15 thoughts on “The Chronicles of Narnia: Which Book is Your Favorite?

  1. Fantastic post. It’s great hearing the story behind the stories. ❤


  2. Voyage of the Dawn Treader has my favorite scene in literature. Eustace the dragon. I just love that scene!


  3. I was torn in answering your poll. I love The Silver Chair, as an allegory of the Christian life it is extraordinary and encouraging. I also love the Dawn Treader because of the Eustace character (portrayed marvelously in the movie) and the biting commentary of the local church (Read it again and then come chat with me if you can’t see it).


  4. I love Chronicles of Narnia. 🙂


  5. There’s no “whichever one I’m reading” option!
    Seriously, Narnia has always been my absolute favorite book series. My dad bought me the set when I was in 3rd grade. It’s a British edition he bought on a TDY and has the original version of the Dark Island (though my understanding is the newer US editions went back to the original text). I reread the series every year until I was an adult and still reread them every few years. The books are so worn I’ve had to tape the covers back on and several pages, too. But I love the pictures on the covers and will never replace them.
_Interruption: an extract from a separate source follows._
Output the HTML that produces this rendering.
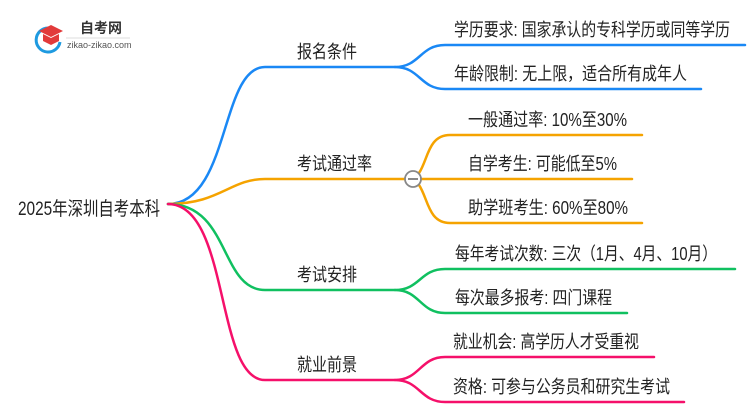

Besides, they have the dates inscribed inside of the first time I read each one, & my mother signed them, too. We had a “read the whole series and you get an Aslan t-shirt” deal. Though I don’t think I ever actually got the t-shirt…


  6. It’s really hard to choose a favorite, but i voted for the silver chair. Thanks for the historical background–it was quite illuminating!


    • Glad you enjoyed the post. Your vote currently leaves an even split among six books with Dawn Treader way ahead.


  7. Such a difficult choice! It’s like being asked to choose a favorite child!!! I ended up chosing The Magician’s Nephew, though, simply because I was always utterly transfixed with the images of Aslan creating Narnia. And the Wood Between the Worlds made my imagination go wild as a kid … the entrance to hundreds of other worlds?! Yes, please 🙂


  8. Exactly! The Wood Between the Worlds left me breathless with the possibilities and with the fear of getting lost (I must have a similar personality to Polly’s). And the idea of singing a world into existence – my heart for music soars at the thought of it! One other favorite part (I could bore you going on and on) is when Digory must face Aslan about his part in allowing the White Witch into Narnia. C.S. Lewis created an amazingly powerful scene to show God’s absolute insistence on truth and his grace that relieves the burden of sin.
    Thanks for adding a vote to my favorite!